A Naval Biographical Dictionary/Addendum: Dillon, William Henry
DILLON, Kt., K.C.H. (Rear-Admiral of the White, 1846.)
Sir William Henry Dillon was often during the war employed, as we have already noticed, on the extra-duty of carrying flags of truce, owing in a great measure to the knowledge he possessed of the French language. It was on many of those occasions in his power, by timely concessions – made, indeed, on his own responsibility, but always with a degree of judgment that called forth the warm thanks and approbation of the Commander-in-Chief – to assuage the angry feelings of our enemies, and thereby to facilitate the exchange of prisoners. The attack upon the French frigates at St.
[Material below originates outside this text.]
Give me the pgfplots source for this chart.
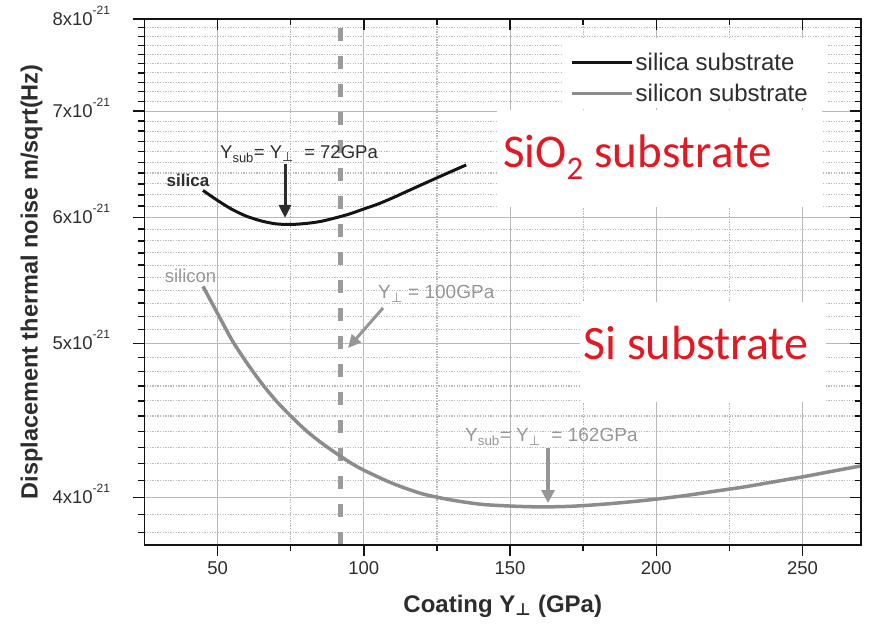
\documentclass[border=0pt]{standalone}
\usepackage{pgfplots}
\pgfplotsset{compat=1.18}
\usepackage{fontspec}
\setmainfont{Liberation Sans}
\newfontfamily\calibri{Carlito}
\newfontfamily\dejavu{DejaVu Sans}
\usetikzlibrary{arrows.meta}
\definecolor{cblack}{RGB}{20,20,20}
\definecolor{tblack}{RGB}{45,45,45}
\definecolor{cgray}{RGB}{140,140,140}
\definecolor{dgray}{RGB}{155,155,155}
\definecolor{tgray}{RGB}{150,150,150}
\definecolor{gridgray}{RGB}{185,185,185}
\definecolor{cred}{RGB}{225,25,35}
\newcommand{\perpsub}{\textsubscript{\dejavu ⊥}}
\newcommand{\perpsubb}{\textsubscript{\dejavu\bfseries ⊥}}
\newcommand{\sci}[1]{#1x10\raisebox{0.62em}{\fontsize{12}{12}\selectfont -21}}

\pgfplotstableread{
x y
45 6.24
50 6.15
55 6.07
60 6.01
65 5.97
70 5.945
75 5.94
80 5.948
85 5.965
90 5.995
95 6.03
100 6.075
105 6.12
110 6.175
115 6.235
120 6.295
125 6.355
130 6.415
135 6.475
}\silica

\pgfplotstableread{
x y
45 5.43
50 5.22
55 5.02
60 4.86
65 4.72
70 4.60
75 4.50
80 4.41
85 4.335
90 4.27
95 4.21
100 4.16
110 4.08
120 4.02
130 3.985
140 3.96
150 3.95
160 3.945
170 3.948
180 3.958
190 3.972
200 3.99
210 4.01
220 4.035
230 4.06
240 4.09
250 4.12
260 4.153
270 4.186
}\silicon

\begin{document}
\begin{tikzpicture}
\begin{axis}[
  at={(144.5pt,81pt)}, anchor=south west,
  width=716.5pt, height=526pt, scale only axis,
  xmin=25, xmax=270, ymin=3.733, ymax=8, ymode=log,
  xtick={50,100,150,200,250}, minor xtick={75,125,175,225},
  ytick={4,5,6,7,8},
  minor ytick={3.8,3.9,4.1,4.2,4.3,4.4,4.5,4.6,4.7,4.8,4.9,5.1,5.2,5.3,5.4,5.5,5.6,5.7,5.8,5.9,6.1,6.2,6.3,6.4,6.5,6.6,6.7,6.8,6.9,7.1,7.2,7.3,7.4,7.5,7.6,7.7,7.8,7.9},
  major tick length=11pt, minor tick length=6pt,
  tick style={cblack, line width=1.4pt},
  axis line style={cblack, line width=1.8pt},
  xtick pos=left, ytick pos=left, tick align=outside,
  xticklabels={50,100,150,200,250},
  yticklabels={\sci{4},\sci{5},\sci{6},\sci{7},\sci{8}},
  tick label style={font=\fontsize{18.5}{18.5}\selectfont, text=tblack},
  yticklabel style={anchor=base east, xshift=-20pt, yshift=-6.5pt},
  xticklabel style={yshift=-2pt},
  grid=both,
  major grid style={draw=gridgray, line width=1.1pt, solid},
  minor grid style={draw=gridgray, line width=1.1pt, dash pattern=on 1.3pt off 1.3pt},
  xlabel={\bfseries Coating Y\perpsubb\ (GPa)},
  ylabel={\bfseries Displacement thermal noise m/sqrt(Hz)},
  every axis x label/.style={at={(axis description cs:0.5,0)}, anchor=center, yshift=-61pt, font=\fontsize{24}{24}\selectfont, text=tblack},
  every axis y label/.style={at={([xshift=-113pt]axis description cs:0,0.5)}, rotate=90, anchor=center, font=\fontsize{23.5}{23.5}\selectfont, text=tblack},
  legend style={at={(0.5827,0.951)}, anchor=north west, draw=none, fill=none,
    font=\fontsize{24}{24}\selectfont, text=tblack, row sep=8pt, inner xsep=8pt, inner ysep=6pt},
  legend cell align=left,
  legend image code/.code={\draw[#1] (0pt,0pt) -- (60pt,0pt);},
]
% white boxes behind the text blocks
\fill[white] (rel axis cs:0.492,0.6426) rectangle (rel axis cs:0.9456,0.827);
\fill[white] (rel axis cs:0.6078,0.2719) rectangle (rel axis cs:0.9511,0.462);
\fill[white] (rel axis cs:0.5827,0.8308) rectangle (rel axis cs:0.9539,0.9639);

\addplot[dgray, line width=4.5pt, dash pattern=on 13pt off 15pt, forget plot] coordinates {(92,3.733) (92,8)};

\addplot[cblack, line width=3pt, smooth] table[x=x,y=y] {\silica};
\addlegendentry{silica substrate}
\addplot[cgray, line width=3.5pt, smooth] table[x=x,y=y] {\silicon};
\addlegendentry{silicon substrate}

\node[anchor=center, font=\bfseries\fontsize{17}{17}\selectfont, text=tblack] at (rel axis cs:0.0607,0.6939) {silica};
\node[anchor=center, font=\fontsize{18.5}{18.5}\selectfont, text=tgray] at (rel axis cs:0.0642,0.5114) {silicon};

\node[anchor=west, inner sep=0, font=\fontsize{18.5}{18.5}\selectfont, text=tblack] at (rel axis cs:0.1054,0.7433) {Y\textsubscript{sub}= Y\perpsub\ \ = 72GPa};
\draw[tblack, line width=3pt, -{Triangle[length=13pt,width=12pt]}] (rel axis cs:0.1961,0.7243) -- (rel axis cs:0.1961,0.6217);

\node[anchor=west, inner sep=0, font=\fontsize{19}{19}\selectfont, text=tgray] at (rel axis cs:0.3259,0.4772) {Y\perpsub\ = 100GPa};
\draw[tgray, line width=3pt, -{Triangle[length=13pt,width=12pt]}] (rel axis cs:0.3329,0.4506) -- (rel axis cs:0.2840,0.3745);

\node[anchor=west, inner sep=0, font=\fontsize{19}{19}\selectfont, text=tgray] at (rel axis cs:0.4473,0.2053) {Y\textsubscript{sub}= Y\perpsub\ \ = 162GPa};
\draw[tgray, line width=3.5pt, -{Triangle[length=13pt,width=13pt]}] (rel axis cs:0.5632,0.1844) -- (rel axis cs:0.5632,0.0798);

\node[anchor=base west, inner sep=0, text=cred, font=\calibri\fontsize{47}{47}\selectfont] at (rel axis cs:0.5004,0.7186) {SiO\textsubscript{2} substrate};
\node[anchor=base west, inner sep=0, text=cred, font=\calibri\fontsize{48}{48}\selectfont] at (rel axis cs:0.612,0.3517) {Si substrate};
\end{axis}

\begin{axis}[
  at={(144.5pt,81pt)}, anchor=south west,
  width=716.5pt, height=526pt, scale only axis,
  xmin=25, xmax=270, ymin=3.733, ymax=8, ymode=log,
  xtick={50,100,150,200,250}, minor xtick={75,125,175,225},
  ytick={4,5,6,7,8},
  minor ytick={3.8,3.9,4.1,4.2,4.3,4.4,4.5,4.6,4.7,4.8,4.9,5.1,5.2,5.3,5.4,5.5,5.6,5.7,5.8,5.9,6.1,6.2,6.3,6.4,6.5,6.6,6.7,6.8,6.9,7.1,7.2,7.3,7.4,7.5,7.6,7.7,7.8,7.9},
  major tick length=11pt, minor tick length=6pt,
  tick style={cblack, line width=1.4pt},
  axis line style={cblack, line width=1.8pt},
  xtick pos=right, ytick pos=right, tick align=inside,
  xticklabels={}, yticklabels={},
]
\addplot[draw=none, forget plot] coordinates {(50,5)};
\end{axis}
\pgfresetboundingbox
\path (0,0) rectangle (870pt,626pt);
\end{tikzpicture}
\end{document}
Eustatia was made by a British squadron, consisting, with L’Aimable, of the Bellona and Invincible 74’s and Lapwing 28. It was not, however, persisted in, inasmuch as the island was Dutch, and it was found impossible to destroy the frigates without inflicting material injury on the town. The expeditious manner in which, although the service was attended with risk, Mr. Dillon, aided by a brother officer, succeeded, when in the Glenmore, in securing the person of the Irish rebel before alluded to, whose name was Skallion, elicited the thanks of a Court-martial at the time sitting to try such offenders. In July, 1803, as we have stated, he was sent with a flag of truce from Lord Keith to the Dutch Commodore Valterbeck; who, to his surprise, detained him, separated him from his men, and placed him in confinement on board a small armed schooner lying in the outer anchorage. At the end of eight days he received an answer to his despatch from the Hague, and was told that he might depart. As he was in the act of making sail, however, to rejoin his ship, an armed launch belonging to a French frigate came alongside, and, as he had no means of resistance, compelled him, although he was under a flag of truce, to surrender. Ultimately he was ordered to Verdun, where he remained, in spite of a demand made by the British Government for his release through Lords Yarmouth and Lauderdale, until Sept. 1807, when he was at length, through private influence, restored to liberty. In the action with the Lougen Capt. Dillon had 2 men killed and 9 wounded. He was for nearly 30 years Equerry to the Duke of Sussex.